My opinion is that the problem with innovation in gaming has been the whole trend for producing triple-A titles all the time. Not only are these titles very risky due to production costs, but, developers all seem to be just playing "follow-the-gimmick" in a desperate to scrape dollars by copying another game that was successful( the "like X but..." design). While this sounds like a reasonable strategy, the problem is that an imitator can never be as good as the original. Why buy a, at best, second-rate imitator when you can just buy the original. In the end, you end up with too many deer all desperately pushing to get a single lap of hydration from the same fist-sized, drying puddle on the ground. Every time a game or design strategy garners any success, there is a mad rush to recreate that success, but the imitation seems to always be done without understand what actually makes the game work properly in the context that it does.
Back in the olden days of gaming, many games had very different styles, feels, and control schemes. One could actually tell who developed a game just by looking at it. Nowadays, every game is just a copy of each other, graphically, contextually, and idiosyncratically. Without the publisher/developer stamp on the box, you wouldn't have a clue who made the game. Some of that may be due to the use of third-party engines, but I think a lot of it is more of the "follow-the-gimmick to the water-hole" style thinking that seems to permeate the game industry.
As for motion controls(damn, Yahtzee, get off the flipping couch, man) the problem that I see there is developers are not using motion controls as a new paradigm of interaction with games. Instead, they are using motion controls as just a simple 1-to-1 mapping to the same ol' button scheme we have always used for decades. I could imagine a motion control game as being used for purposes of physical therapy, learning martial arts, improving performance in sports, or other real-life actions; naturally, there are likely even more possibilities beyond these, but they are not being explored because developers/publishers are just linearly thinking along the same train-tracks they have always followed. The Kinect probably has the most potential to accomplish something new in the paradigm of motion control, however, developers and publishers, in typical "follow-the-gimmick", "like X but..." style thinking simply imitate what they see on the Wii rather than think in terms of the actual paradigm of interaction that the Kinect represents.
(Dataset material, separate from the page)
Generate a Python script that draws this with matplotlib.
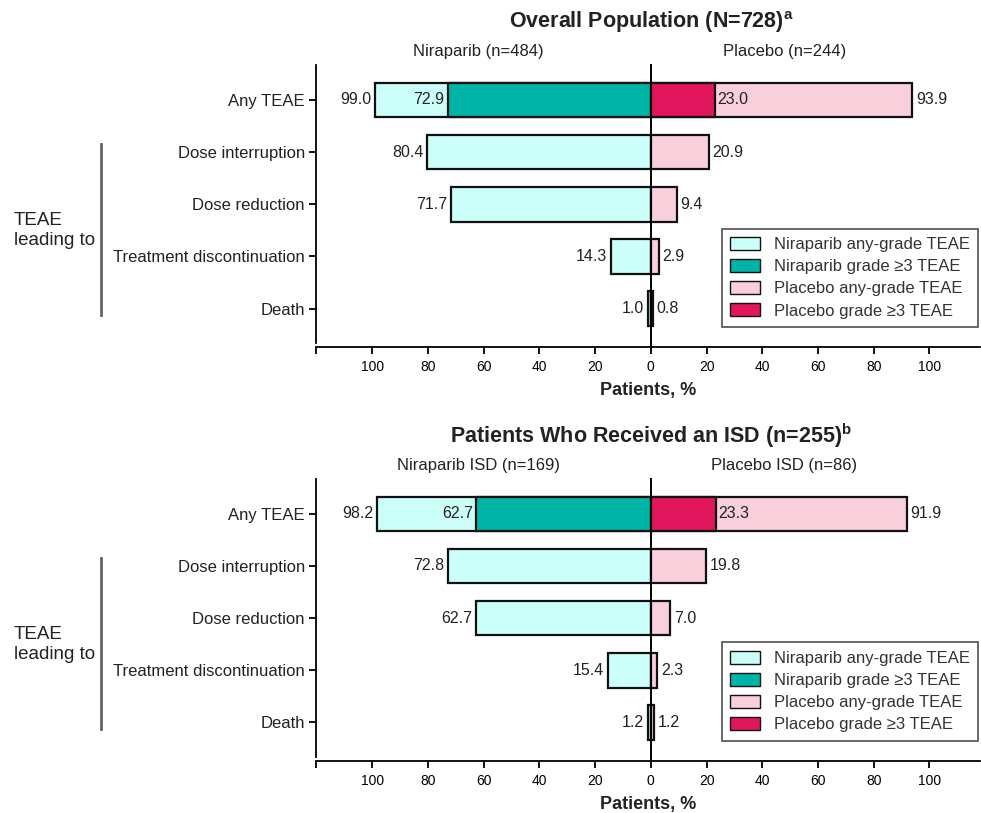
import numpy as np
import matplotlib.pyplot as plt
from matplotlib.patches import Patch
import matplotlib.transforms as mtransforms

plt.rcParams['font.family'] = ['Liberation Sans', 'DejaVu Sans']
plt.rcParams['mathtext.fontset'] = 'custom'
plt.rcParams['mathtext.rm'] = 'Liberation Sans'
plt.rcParams['mathtext.bf'] = 'Liberation Sans:bold'

# data
categories = ['Any TEAE', 'Dose interruption', 'Dose reduction',
              'Treatment discontinuation', 'Death']

# overall population
nira_any_1 = [99.0, 80.4, 71.7, 14.3, 1.0]
nira_g3_1 = [72.9, None, None, None, None]
plac_any_1 = [93.9, 20.9, 9.4, 2.9, 0.8]
plac_g3_1 = [23.0, None, None, None, None]

# ISD population
nira_any_2 = [98.2, 72.8, 62.7, 15.4, 1.2]
nira_g3_2 = [62.7, None, None, None, None]
plac_any_2 = [91.9, 19.8, 7.0, 2.3, 1.2]
plac_g3_2 = [23.3, None, None, None, None]

titles = [r'Overall Population (N=728)$^{\mathbf{a}}$',
          r'Patients Who Received an ISD (n=255)$^{\mathbf{b}}$']
arm_labels = [('Niraparib (n=484)', 'Placebo (n=244)'),
              ('Niraparib ISD (n=169)', 'Placebo ISD (n=86)')]

c_nira_any = '#CCFFFA'
c_nira_g3 = '#00B3A7'
c_plac_any = '#F9CFDC'
c_plac_g3 = '#E2165C'
txt = '#222222'

fig = plt.figure(figsize=(9.81, 8.13), dpi=100)
ax1 = fig.add_axes([0.322, 0.578, 0.677, 0.342])
ax2 = fig.add_axes([0.322, 0.069, 0.677, 0.342])

sets = [(ax1, nira_any_1, nira_g3_1, plac_any_1, plac_g3_1),
        (ax2, nira_any_2, nira_g3_2, plac_any_2, plac_g3_2)]

h = 0.66
fs = 11.5
elw = 1.6
for k, (ax, na, ng, pa, pg) in enumerate(sets):
    y = np.arange(len(categories))
    ax.barh(y, [-v for v in na], height=h, color=c_nira_any, edgecolor='#111', lw=elw, zorder=2)
    ax.barh(y, pa, height=h, color=c_plac_any, edgecolor='#111', lw=elw, zorder=2)
    for i in range(len(categories)):
        if ng[i] is not None:
            ax.barh(y[i], -ng[i], height=h, color=c_nira_g3, edgecolor='#111', lw=elw, zorder=3)
            ax.text(-ng[i] - 1.2, y[i], f'{ng[i]:.1f}', ha='right', va='center',
                    fontsize=fs, color=txt, zorder=5)
        if pg[i] is not None:
            ax.barh(y[i], pg[i], height=h, color=c_plac_g3, edgecolor='#111', lw=elw, zorder=3)
            ax.text(pg[i] + 1.0, y[i], f'{pg[i]:.1f}', ha='left', va='center',
                    fontsize=fs, color=txt, zorder=5)
        ax.text(-na[i] - 1.3, y[i], f'{na[i]:.1f}', ha='right', va='center',
                fontsize=fs, color=txt)
        ax.text(pa[i] + 1.3, y[i], f'{pa[i]:.1f}', ha='left', va='center',
                fontsize=fs, color=txt)

    ax.axvline(0, ymin=-0.016, ymax=1, color='black', lw=1.4, zorder=4, clip_on=False)
    ax.set_xlim(-120.3, 118.2)
    ax.set_ylim(len(categories) - 1 + 0.66, -0.67)
    ax.set_yticks(y)
    ax.set_yticklabels(categories, fontsize=12, color=txt)
    ax.set_xticks(np.arange(-100, 101, 20))
    ax.set_xticklabels([str(abs(v)) for v in range(-100, 101, 20)], fontsize=12, color=txt)
    ax.set_xticks([-120.3], minor=True)
    ax.tick_params(axis='x', which='both', direction='out', length=5, width=1.3, pad=4)
    ax.tick_params(axis='y', direction='out', length=5, width=1.3, pad=3)
    for s in ['top', 'right']:
        ax.spines[s].set_visible(False)
    ax.spines['left'].set_linewidth(1.3)
    ax.spines['bottom'].set_linewidth(1.3)
    ax.spines['bottom'].set_position(('outward', 3))
    ax.set_xlabel('Patients, %', fontsize=13, fontweight='bold', color=txt, labelpad=6)

    # titles
    bt = mtransforms.blended_transform_factory(ax.transData, ax.transAxes)
    ax.text(0, 1.155, titles[k], transform=bt, ha='center', va='center',
            fontsize=15.5, fontweight='bold', color=txt)
    ax.text(-62, 1.047, arm_labels[k][0], transform=bt, ha='center', va='center',
            fontsize=12, color=txt)
    ax.text(48, 1.047, arm_labels[k][1], transform=bt, ha='center', va='center',
            fontsize=12, color=txt)

    # bracket for "TEAE leading to"
    ft = mtransforms.blended_transform_factory(fig.transFigure, ax.transData)
    ax.plot([101 / 981, 101 / 981], [0.85, 4.12], transform=ft, color='#666666',
            lw=2, clip_on=False)
    ax.text(14 / 981, 2.5, 'TEAE\nleading to', transform=ft, ha='left', va='center',
            fontsize=13.5, color=txt, linespacing=1.2)

    handles = [Patch(facecolor=c_nira_any, edgecolor='#111', label='Niraparib any-grade TEAE'),
               Patch(facecolor=c_nira_g3, edgecolor='#111', label='Niraparib grade \u22653 TEAE'),
               Patch(facecolor=c_plac_any, edgecolor='#111', label='Placebo any-grade TEAE'),
               Patch(facecolor=c_plac_g3, edgecolor='#111', label='Placebo grade \u22653 TEAE')]
    leg = ax.legend(handles=handles, loc='lower right', bbox_to_anchor=(0.997, 0.058),
                    fontsize=12, frameon=True, fancybox=False, edgecolor='#222',
                    borderpad=0.5, labelspacing=0.42, handlelength=1.8, handleheight=0.8,
                    handletextpad=0.8, borderaxespad=0)
    leg.get_frame().set_linewidth(1.2)
    for t in leg.get_texts():
        t.set_color('#333333')

fig.savefig('out.png', dpi=100)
To be honest, I have to question whether gaming really has ever been all that innovative in the first place. Over the years, there have been a lot of games that really just do the same thing that has always been done. There really doesn't seem to be much that really tries to push new ideas, new concepts, new paradigms of interaction. We don't seem to hear much about or have much large scale exposure to games that really try to break the mold of what a game can do or be. We really don't try that hard to venture outside our comfort zones, and when we get a game that actually does push outside the comfort zone, there is often a lot of push against it. We end up not liking it because it's not enough like the same games we've always played. In essence, the gamers are just as much responsible for the lack of innovation because we seldom tolerate any true innovation when it happens. We'll often criticize the game for not being enough like whatever is the current popular set of 5-6 main-stream triple-A games.
Making matters worse are the "hardcore" vs. "casual", PC vs. consoles holy wars that have raged in the gaming community. These wars really amount to a set of opinions that do not tolerate gaming deviating from a prescribed formula dictated by a select few in the community. This only serves to further restrict innovation in games to being just the same stuff as always.
Further compounding the problem is the gaming press. The gaming press does not seem too willing to give exposure to the games that really do push the envelop. There might be a single snippet-sized article mentioning it in passing, more like a footnote in the overall news stream, but it will receive none of the copious regurgitation that the main-stream, same-old-thing-as-always triple-A titles are given. For instance, think of how much attention Ico gets now that it has become such a cult favorite in the gaming community. When the game was first released, you barely knew it even existed. Only now, when we are screaming for something new and different, do we finally realize how great a gem we had back then. And this trend continues even now. Even crappy triple-A titles are given much hype and pre-release press, pages and pages of first impressions, beta impressions, preview imagery, and analysis spanning weeks, sometimes months, much of it really just being the same thing said repeatedly. However, that Ico-like gem just gets a half-page article or footnote maybe once in that same span of time. Basically, the gaming press just misses out on the real innovation that is going on because it's too focused on the big shiny triple-A games that are nothing but the same recycled crap.
Basically, gaming innovation is stagnant because the people in gaming are stagnant and closed-minded. They aren't willing to venture outside their basic comfort zones, and once they find one cool or funny thing, they simply repeat it ad nauseum in any and every possible context.
Gaming is capable of a lot, but until we go pass thinking and designing games as just amusement-park thrill rides, gaming will never achieve that level of maturity and social significance many of us wish to see.
(I wrote this in stream-of-consciousness, so I don't guarantee all the logic is sound everywhere.)